Can somebody walk me through how the steps $(10)$ and $(11)$ were carried out?
$(10)$ What happened with $\sin \theta$ after the substitution?
$(11)$ What's the name of the theorem which allows $f = \frac{d}{dx} \int f dx$ because I think that's what have been carried out in this step (Leibnitz Integral rule?)

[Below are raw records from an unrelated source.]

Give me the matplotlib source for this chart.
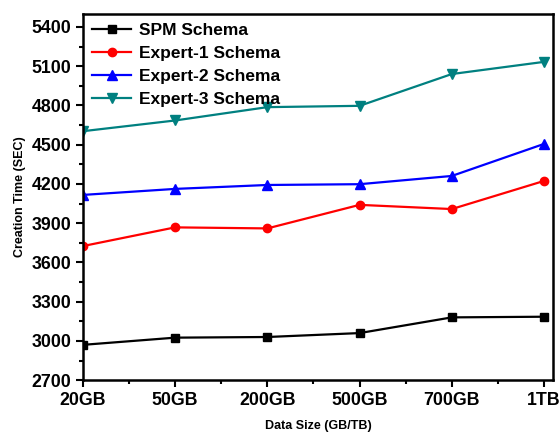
import matplotlib
matplotlib.use('Agg')
import matplotlib.pyplot as plt
from matplotlib.ticker import MultipleLocator

plt.rcParams['font.family'] = 'Liberation Sans'
plt.rcParams['font.weight'] = 'bold'

sizes = ['20GB', '50GB', '200GB', '500GB', '700GB', '1TB']
spm = [2970, 3025, 3030, 3060, 3180, 3185]
expert1 = [3725, 3868, 3860, 4040, 4008, 4223]
expert2 = [4116, 4162, 4192, 4198, 4261, 4506]
expert3 = [4603, 4685, 4787, 4797, 5040, 5133]

x = list(range(len(sizes)))

fig = plt.figure(figsize=(5.6, 4.33), dpi=100)
ax = fig.add_axes([0.148, 0.122, 0.840, 0.846])

ax.plot(x, spm, color='black', marker='s', lw=1.6, ms=5.5, label='SPM Schema')
ax.plot(x, expert1, color='red', marker='o', lw=1.6, ms=6, label='Expert-1 Schema')
ax.plot(x, expert2, color='blue', marker='^', lw=1.6, ms=6.5, label='Expert-2 Schema')
ax.plot(x, expert3, color='#008080', marker='v', lw=1.6, ms=6.5, label='Expert-3 Schema')

ax.set_xlim(0, 5.1)
ax.set_ylim(2700, 5500)
ax.set_xticks(x)
ax.set_xticklabels(sizes)
ax.xaxis.set_minor_locator(MultipleLocator(0.5))
ax.yaxis.set_major_locator(MultipleLocator(300))
ax.yaxis.set_minor_locator(MultipleLocator(150))
ax.tick_params(axis='both', which='major', labelsize=12.8, width=1.5, length=5)
ax.tick_params(axis='both', which='minor', width=1.5, length=3)
for s in ax.spines.values():
    s.set_linewidth(1.8)

ax.set_xlabel('Data Size (GB/TB)', fontsize=9, fontweight='bold', labelpad=8)
ax.set_ylabel('Creation Time (SEC)', fontsize=9, fontweight='bold')

ax.legend(loc='upper left', frameon=False, fontsize=12.5, handlelength=2.3,
          borderpad=0.2, borderaxespad=0.3, labelspacing=0.46, handletextpad=0.45)

plt.savefig('out.png', dpi=100)
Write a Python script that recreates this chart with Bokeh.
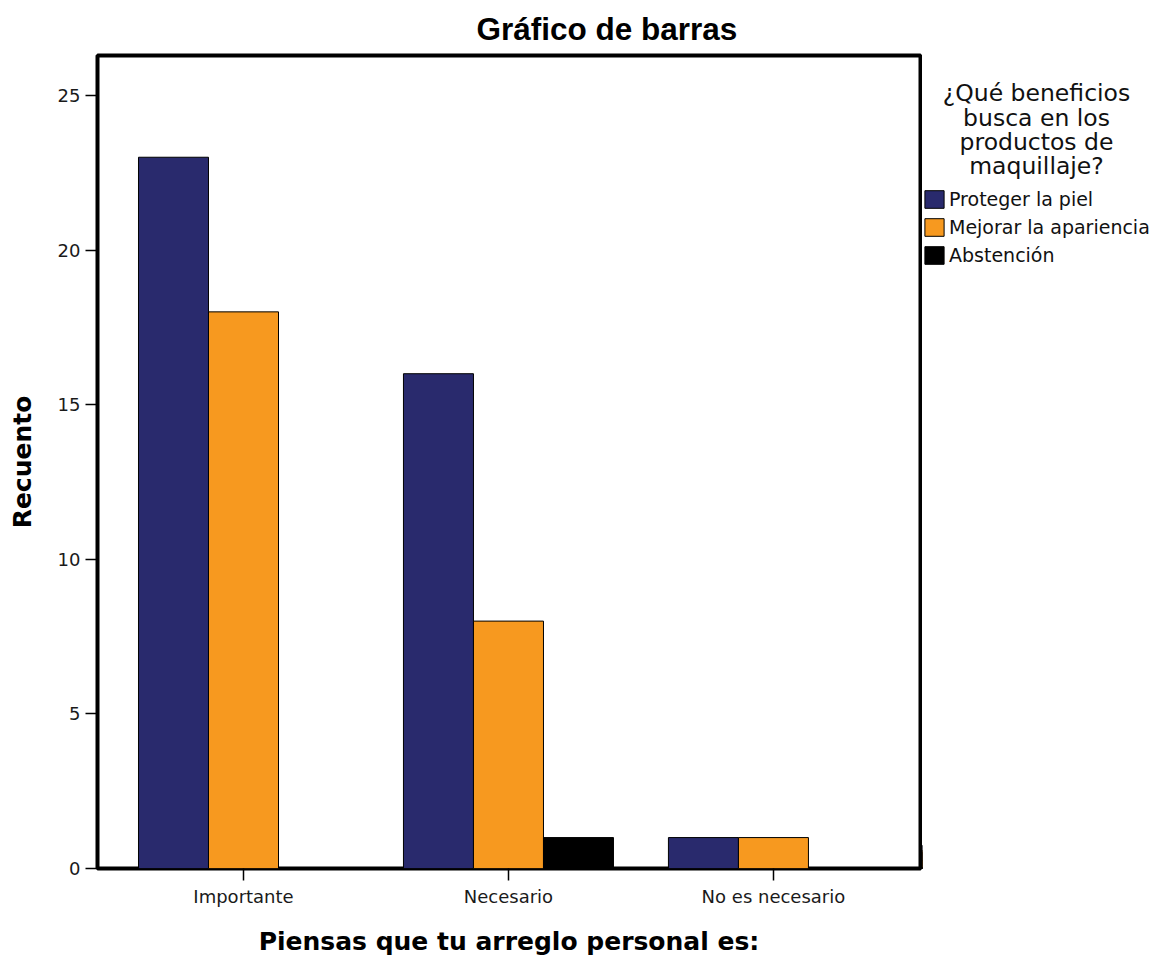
from bokeh.plotting import figure
from bokeh.models import (Range1d, FixedTicker, ColumnDataSource, Legend,
                          LegendItem, Label)
from bokeh.layouts import row
from bokeh.transform import dodge
from bokeh.embed import file_html
from bokeh.resources import INLINE

# ---- data ----
categories = ["Importante", "Necesario", "No es necesario"]
proteger = [23, 16, 1]
mejorar = [18, 8, 1]
abstencion = [0, 1, 0]
series_names = ["Proteger la piel", "Mejorar la apariencia", "Abstención"]
legend_title = ["¿Qué beneficios", "busca en los", "productos de", "maquillaje?"]
y_ticks = [0, 5, 10, 15, 20, 25]
chart_title = "Gráfico de barras"
x_label = "Piensas que tu arreglo personal es:"
y_label = "Recuento"

colors = ["#292A6D", "#F7991F", "#000000"]
fields = ["proteger", "mejorar", "abstencion"]

src = ColumnDataSource(dict(
    x=list(range(len(categories))),
    proteger=proteger, mejorar=mejorar, abstencion=abstencion,
))

H = 958
W1 = 922
W2 = 228
FRAME_TOP = 54
FRAME_BOTTOM = 868

p = figure(width=W1, height=H, output_backend="svg", toolbar_location=None,
           x_range=Range1d(-0.551, 2.555), y_range=Range1d(0, 26.29),
           min_border_left=97, min_border_right=2,
           min_border_top=FRAME_TOP, min_border_bottom=H - FRAME_BOTTOM)
p.background_fill_color = "white"
p.border_fill_color = "white"
p.grid.visible = False
p.outline_line_color = "black"
p.outline_line_width = 4
p.outline_line_alpha = 1.0

p.title.text = chart_title
p.title.align = "left"
p.title.offset = 379
p.title.text_font = "Liberation Sans"
p.title.text_font_size = "31.5px"
p.title.text_font_style = "bold"
p.title.text_color = "black"
p.title.standoff = 17

bw = 0.2642
offsets = [-bw, 0.0, bw]
for f, off, c in zip(fields, offsets, colors):
    p.vbar(x=dodge("x", off), top=f, width=bw, source=src,
           fill_color=c, line_color="black", line_width=1)

# axes
for ax in (p.xaxis, p.yaxis):
    ax.axis_line_color = None
    ax.major_tick_in = 0
    ax.major_tick_out = 12
    ax.major_tick_line_width = 1.5
    ax.major_tick_line_color = "black"
    ax.minor_tick_line_color = None
    ax.major_label_text_font = "DejaVu Sans"
    ax.major_label_text_font_size = "18px"
    ax.major_label_text_color = "#1a1a1a"
    ax.major_label_standoff = 5
    ax.axis_label_text_font = "DejaVu Sans"
    ax.axis_label_text_font_size = "25px"
    ax.axis_label_text_font_style = "bold"
    ax.axis_label_text_color = "black"

p.xaxis.ticker = FixedTicker(ticks=list(range(len(categories))))
p.xaxis.major_label_overrides = {i: c for i, c in enumerate(categories)}
p.xaxis.axis_label = x_label
p.xaxis.axis_label_standoff = 17

p.yaxis.ticker = FixedTicker(ticks=y_ticks)
p.yaxis.axis_label = y_label
p.yaxis.axis_label_standoff = 18

# ---- legend panel (second figure; frame aligned with main frame, pixel units) ----
FH = FRAME_BOTTOM - FRAME_TOP
p2 = figure(width=W2, height=H, output_backend="svg", toolbar_location=None,
            x_range=Range1d(0, W2), y_range=Range1d(0, FH),
            min_border_left=0, min_border_right=0,
            min_border_top=FRAME_TOP, min_border_bottom=H - FRAME_BOTTOM)
p2.axis.visible = False
p2.grid.visible = False
p2.outline_line_color = None
p2.background_fill_color = "white"
p2.border_fill_color = "white"

# legend swatch renderers: same series, shifted far outside this panel's view
legend_renderers = []
for f, c in zip(fields, colors):
    r = p2.vbar(x=dodge("x", -100000), top=f, width=1, source=src,
                fill_color=c, line_color="black", line_width=1)
    legend_renderers.append(r)

baselines = [92, 117, 141, 165]   # page y of each title line's baseline
for t, yb in zip(legend_title, baselines):
    p2.add_layout(Label(x=114, y=FRAME_BOTTOM - yb, text=t, text_align="center",
                        text_baseline="alphabetic", text_font="DejaVu Sans",
                        text_font_size="23.5px", text_color="#111111"))

legend = Legend(
    items=[LegendItem(label=n, renderers=[r])
           for n, r in zip(series_names, legend_renderers)],
    location=(0, FRAME_BOTTOM - 266), orientation="vertical",
    glyph_width=24, glyph_height=22, label_height=22, spacing=6,
    label_standoff=3, padding=0, margin=0,
    border_line_color=None, background_fill_alpha=0,
    label_text_font="DejaVu Sans", label_text_font_size="19px",
    label_text_color="#111111",
)
p2.add_layout(legend)

layout = row(p, p2)
open("out.html", "w").write(file_html(layout, INLINE))
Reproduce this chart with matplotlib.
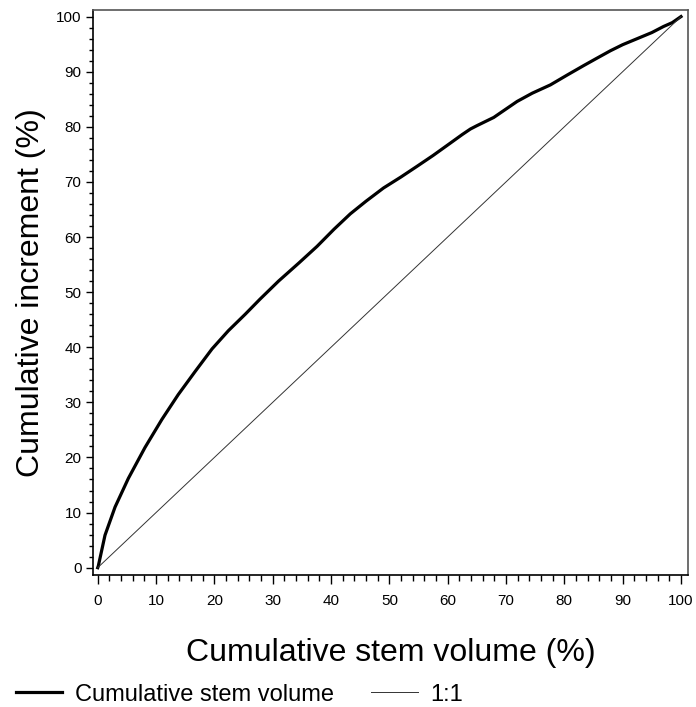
import numpy as np
import matplotlib
matplotlib.use('Agg')
import matplotlib.pyplot as plt
from matplotlib.ticker import MultipleLocator

plt.rcParams['font.family'] = ['Liberation Sans', 'DejaVu Sans']

# cumulative stem volume (%) vs cumulative increment (%)
stem_vol = [0.0, 0.1, 1.25, 2.97, 5.25, 8.1, 11.0, 13.8, 16.7, 19.6, 22.4, 25.3,
            27.8, 31.0, 34.5, 37.6, 40.5, 43.3, 46.0, 49.0, 52.0, 54.7, 57.5,
            60.4, 62.5, 63.9, 65.0, 67.9, 69.0, 71.9, 74.5, 77.6, 80.5, 83.3,
            85.5, 87.9, 90.0, 92.5, 95.0, 97.0, 98.5, 100.0]
cum_incr = [0.0, 0.3, 5.9, 11.0, 16.2, 21.8, 26.9, 31.4, 35.6, 39.7, 43.0, 46.0,
            48.7, 52.0, 55.3, 58.3, 61.4, 64.2, 66.5, 68.9, 70.9, 72.8, 74.8,
            77.0, 78.6, 79.6, 80.2, 81.7, 82.5, 84.6, 86.1, 87.6, 89.4, 91.1,
            92.4, 93.8, 94.9, 96.0, 97.1, 98.2, 98.9, 100.0]
one_to_one = [0, 100]

fig = plt.figure(figsize=(6.96, 7.07), dpi=100)
ax = fig.add_axes([0.1332, 0.1867, 0.8553, 0.7992])

ax.plot(stem_vol, cum_incr, color='black', lw=2.3, solid_joinstyle='round',
        label='Cumulative stem volume')
ax.plot(one_to_one, one_to_one, color='#333333', lw=0.7, label='1:1')

ax.set_xlim(-0.86, 101.2)
ax.set_ylim(-1.33, 101.2)
ax.xaxis.set_major_locator(MultipleLocator(10))
ax.xaxis.set_minor_locator(MultipleLocator(2))
ax.yaxis.set_major_locator(MultipleLocator(10))
ax.yaxis.set_minor_locator(MultipleLocator(2))
ax.tick_params(which='major', width=1, labelsize=11)
ax.tick_params(which='minor', width=1)
ax.tick_params(axis='x', which='major', length=6.5, pad=7)
ax.tick_params(axis='x', which='minor', length=4)
ax.tick_params(axis='y', which='major', length=5, pad=3)
ax.tick_params(axis='y', which='minor', length=3)

for side in ['left', 'bottom']:
    ax.spines[side].set_color('black')
for side in ['top', 'right']:
    ax.spines[side].set_color('#555555')
for s in ax.spines.values():
    s.set_linewidth(1.2)

ax.set_xlabel('Cumulative stem volume (%)', fontsize=23, labelpad=22)
ax.set_ylabel('Cumulative increment (%)', fontsize=23, labelpad=7)

fig.legend(loc='lower left', bbox_to_anchor=(-0.008, -0.028), ncol=2, frameon=False,
           fontsize=17, handlelength=1.95, handletextpad=0.55, columnspacing=1.6)

fig.savefig('out.png', dpi=100)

link: http://physweb.bgu.ac.il/COURSES/PHYSICS_ExercisesPool/33_Electric_Field/e_33_2_132_s_TeX.pdf
The substitution $\cos \theta = t$ is applied. This gives that $-sin \theta d\theta = dt$, making the $\sin \theta$ disappear in equation (10), but adding a minus in front of the integral. Because of the substitution, $t$ runs from $\cos 0 = 1$ to $\cos \pi = -1$. Using the minus from $-\sin\theta d\theta$, the integration bounds are switched to their usual order: from $-1$ to $1$.
In line (11), we compute the derivative of $1/\sqrt{R^2 + z^2 - 2Rzt} = (R^2 + z^2 - 2Rzt)^{-1/2}$ with respect to $z$. This derivative equals $$-\frac{1}{2}\frac{1}{\sqrt[3]{R^2 + z^2 - 2Rzt}}(2z - 2Rt)$$ and then derivative and integral are switched.
The switching of derivative with respect to $z$ and integral with respect to $t$ is possible because of Leibniz Integral rule, since the integration bounds are independent of $z$.